In fact, if you look at most successful authors, they’re cranking out books on a regular basis, not taking decades to write the “one” book. If you look at some of the most successful figures in information marketing, their content is top notch, but the details could use some work.
Does that get in their way? Is a typo, pagination error, ugly layout, angled photocopies, or a cover that could have been better designed by a preschooler with a dull pencil going to impact the usefulness of the information contained within the product or course?
Of course not. One thing is for sure, however: the product got to market, started selling and started making money far before the perfectionists ever finished creating their outline.
Want to know the best part? Some of your customers are perfectionists and will be more than happy to let you know about every typo and mistake. Who says you need to hire an editor when your editors are willing to pay you?
Implementation and Speed
Business is a game of implementation and speed. Better to get it done and have it done, then plan and plan and plan and… never get anything accomplished, launched or sold.

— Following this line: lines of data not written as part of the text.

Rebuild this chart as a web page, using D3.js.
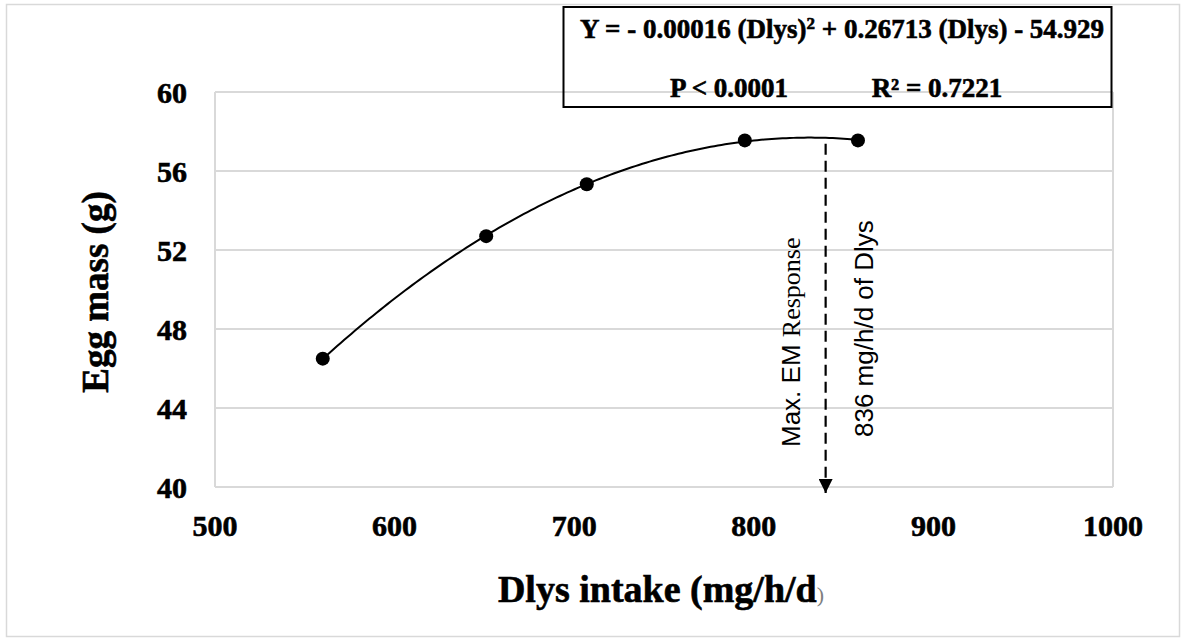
<!DOCTYPE html>
<html>
<head>
<meta charset="utf-8">
<script src="https://cdn.jsdelivr.net/npm/d3@7"></script>
<style>
  body { margin: 0; background: #fff; }
  svg { display: block; }
  .heavy { stroke: #000; stroke-width: 0.6px; }
</style>
</head>
<body>
<div id="chart"></div>
<script>
// data
const dlysIntake = [560, 651, 707, 795, 858];
const eggMass = [46.5, 52.7, 55.33, 57.55, 57.55];
const xTicks = [500, 600, 700, 800, 900, 1000];
const yTicks = [40, 44, 48, 52, 56, 60];
const maxResponseX = 840;   // where the arrow is drawn
const eqLine = "Y = - 0.00016 (Dlys)";
const eqLineRest = " + 0.26713 (Dlys) - 54.929";
const statP = "P < 0.0001";
const statR = "0.7221";

const width = 1183, height = 643;
const margin = { top: 92, right: 70, bottom: 156, left: 215 };
const serif = "'Liberation Serif', 'Times New Roman', serif";
const sans = "'Liberation Sans', Arial, sans-serif";

const svg = d3.select("#chart").append("svg")
  .attr("width", width).attr("height", height);

// outer chart border
svg.append("rect")
  .attr("x", 6.5).attr("y", 4.5).attr("width", 1173).attr("height", 632)
  .attr("fill", "none").attr("stroke", "#d9d9d9").attr("stroke-width", 1.5);

const x = d3.scaleLinear().domain([500, 1000]).range([margin.left, width - margin.right]);
const y = d3.scaleLinear().domain([40, 60]).range([height - margin.bottom, margin.top]);

// gridlines
svg.append("g")
  .selectAll("line")
  .data(yTicks)
  .join("line")
    .attr("x1", x(500)).attr("x2", x(1000))
    .attr("y1", d => y(d)).attr("y2", d => y(d))
    .attr("stroke", "#d9d9d9").attr("stroke-width", 2);

// plot area border sides
svg.append("g").selectAll("line")
  .data([500, 1000])
  .join("line")
    .attr("x1", d => x(d)).attr("x2", d => x(d))
    .attr("y1", y(60)).attr("y2", y(40))
    .attr("stroke", "#d9d9d9").attr("stroke-width", 2);

// y tick labels
svg.append("g")
  .selectAll("text")
  .data(yTicks)
  .join("text")
    .attr("class", "heavy")
    .attr("x", 187).attr("y", d => y(d) + 11)
    .attr("text-anchor", "end")
    .attr("font-family", serif).attr("font-weight", "bold").attr("font-size", 30)
    .text(d => d);

// x tick labels
svg.append("g")
  .selectAll("text")
  .data(xTicks)
  .join("text")
    .attr("class", "heavy")
    .attr("x", d => x(d)).attr("y", y(40) + 49)
    .attr("text-anchor", "middle")
    .attr("font-family", serif).attr("font-weight", "bold").attr("font-size", 30)
    .text(d => d);

// axis titles
svg.append("text")
  .attr("class", "heavy")
  .attr("transform", "translate(108,292) rotate(-90)")
  .attr("text-anchor", "middle")
  .attr("font-family", serif).attr("font-weight", "bold").attr("font-size", 37)
  .text("Egg mass (g)");

const xt = svg.append("text")
  .attr("x", 661).attr("y", 602)
  .attr("text-anchor", "middle")
  .attr("font-family", serif).attr("font-weight", "bold").attr("font-size", 38);
xt.append("tspan").attr("class", "heavy").text("Dlys intake (mg/h/d");
xt.append("tspan").attr("font-weight", "normal").attr("font-size", 22)
  .attr("fill", "#7f7f7f").text(")");

// quadratic trendline: least squares fit of the points
function fitQuad(xs, ys) {
  const m = d3.mean(xs);
  let s = [0, 0, 0, 0, 0], t = [0, 0, 0];
  xs.forEach((xv, i) => {
    const u = xv - m;
    for (let k = 0; k < 5; k++) s[k] += Math.pow(u, k);
    for (let k = 0; k < 3; k++) t[k] += ys[i] * Math.pow(u, k);
  });
  const A = [[s[0], s[1], s[2]], [s[1], s[2], s[3]], [s[2], s[3], s[4]]];
  const b = t.slice();
  // gaussian elimination
  for (let i = 0; i < 3; i++) {
    for (let j = i + 1; j < 3; j++) {
      const f = A[j][i] / A[i][i];
      for (let k = i; k < 3; k++) A[j][k] -= f * A[i][k];
      b[j] -= f * b[i];
    }
  }
  const c = [0, 0, 0];
  for (let i = 2; i >= 0; i--) {
    let v = b[i];
    for (let k = i + 1; k < 3; k++) v -= A[i][k] * c[k];
    c[i] = v / A[i][i];
  }
  return xv => c[0] + c[1] * (xv - m) + c[2] * (xv - m) * (xv - m);
}
const fit = fitQuad(dlysIntake, eggMass);
const xs = d3.range(d3.min(dlysIntake), d3.max(dlysIntake) + 0.5, 2);

svg.append("path")
  .datum(xs)
  .attr("fill", "none").attr("stroke", "#000").attr("stroke-width", 2)
  .attr("d", d3.line().x(d => x(d)).y(d => y(fit(d))));

// points
svg.append("g")
  .selectAll("circle")
  .data(dlysIntake)
  .join("circle")
    .attr("cx", d => x(d))
    .attr("cy", (d, i) => y(eggMass[i]))
    .attr("r", 7)
    .attr("fill", "#000");

// max response arrow
svg.append("defs").append("marker")
  .attr("id", "arrow").attr("viewBox", "0 0 10 10")
  .attr("refX", 5).attr("refY", 10)
  .attr("markerWidth", 14).attr("markerHeight", 14)
  .attr("markerUnits", "userSpaceOnUse")
  .attr("orient", "0")
  .append("path").attr("d", "M0,0 L10,0 L5,10 Z").attr("fill", "#000");

svg.append("line")
  .attr("x1", x(maxResponseX)).attr("x2", x(maxResponseX))
  .attr("y1", y(fit(maxResponseX)) + 6).attr("y2", y(40) + 6)
  .attr("stroke", "#000").attr("stroke-width", 2.2)
  .attr("stroke-dasharray", "11,6")
  .attr("marker-end", "url(#arrow)");

const t1 = svg.append("text")
  .attr("transform", "translate(800,447) rotate(-90)")
  .attr("font-size", 26).attr("font-family", sans);
t1.append("tspan").text("Max. EM ");
t1.append("tspan").attr("font-family", serif).text("Response");

svg.append("text")
  .attr("transform", "translate(873,437) rotate(-90)")
  .attr("font-size", 26).attr("font-family", sans)
  .text("836 mg/h/d of Dlys");

// equation box
svg.append("rect")
  .attr("x", 563.5).attr("y", 7).attr("width", 548).attr("height", 100)
  .attr("fill", "none").attr("stroke", "#000").attr("stroke-width", 2);

const eq = svg.append("text")
  .attr("class", "heavy")
  .attr("x", 842).attr("y", 38).attr("text-anchor", "middle")
  .attr("font-family", serif).attr("font-weight", "bold").attr("font-size", 27);
eq.append("tspan").text(eqLine);
eq.append("tspan").attr("font-size", 17).attr("dy", -9).text("2");
eq.append("tspan").attr("dy", 9).text(eqLineRest);

svg.append("text")
  .attr("class", "heavy")
  .attr("x", 729).attr("y", 97).attr("text-anchor", "middle")
  .attr("font-family", serif).attr("font-weight", "bold").attr("font-size", 27)
  .text(statP);

svg.append("text")
  .attr("class", "heavy")
  .attr("x", 937).attr("y", 97).attr("text-anchor", "middle")
  .attr("font-family", serif).attr("font-weight", "bold").attr("font-size", 27)
  .text("R\u00b2 = " + statR);
</script>
</body>
</html>
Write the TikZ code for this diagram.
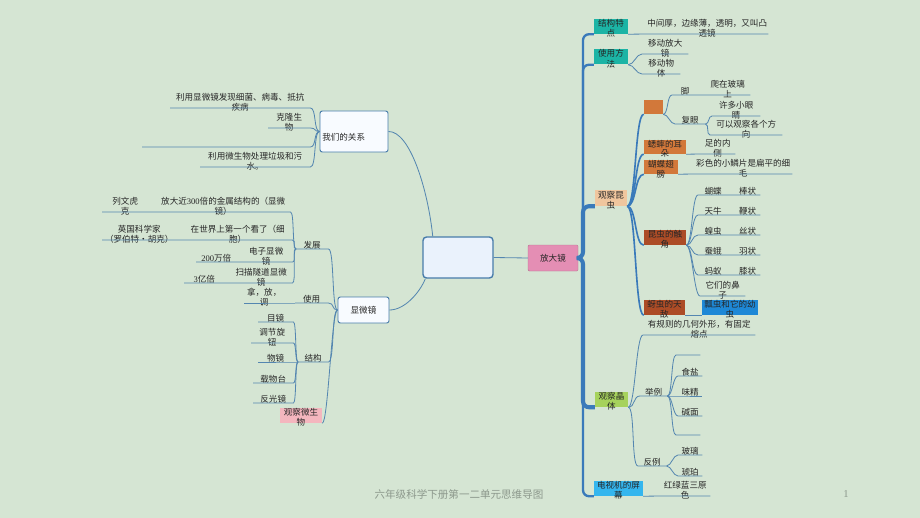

The article in Wired refers specifically to how in 2001 a whopping 181 million shoddy – but cheap, imperfect and easy to use – disposible camers were sold compared with around 7 million digital cameras.
Amazon’s Kindle can’t display complex grahics, is black and white, doesn’t have the same selection as a book store, and has low resolution, but Barron’s estimates that sales could reach $2 billion by 2012.
Netbooks, are little more than “crappy toys” with no storage, processing power or graphics capability to speak of. They are cheap, small and light and you can connect to the web easily, which is why Netbook shipments were up sevenfold in the first quarter of 2009.
These aren’t examples of better mousetraps. They’re examples of “good enough” mouse traps that made it to market and are selling and out performing the never-released or released-to-late perfect models.
Here’s the question to ask yourself:
Are you wasting your time getting it “just right” and “perfect” or are you getting your product to market and making money while you work on version 2.0?
I hope for your sake – and for your bank account – that it’s the later.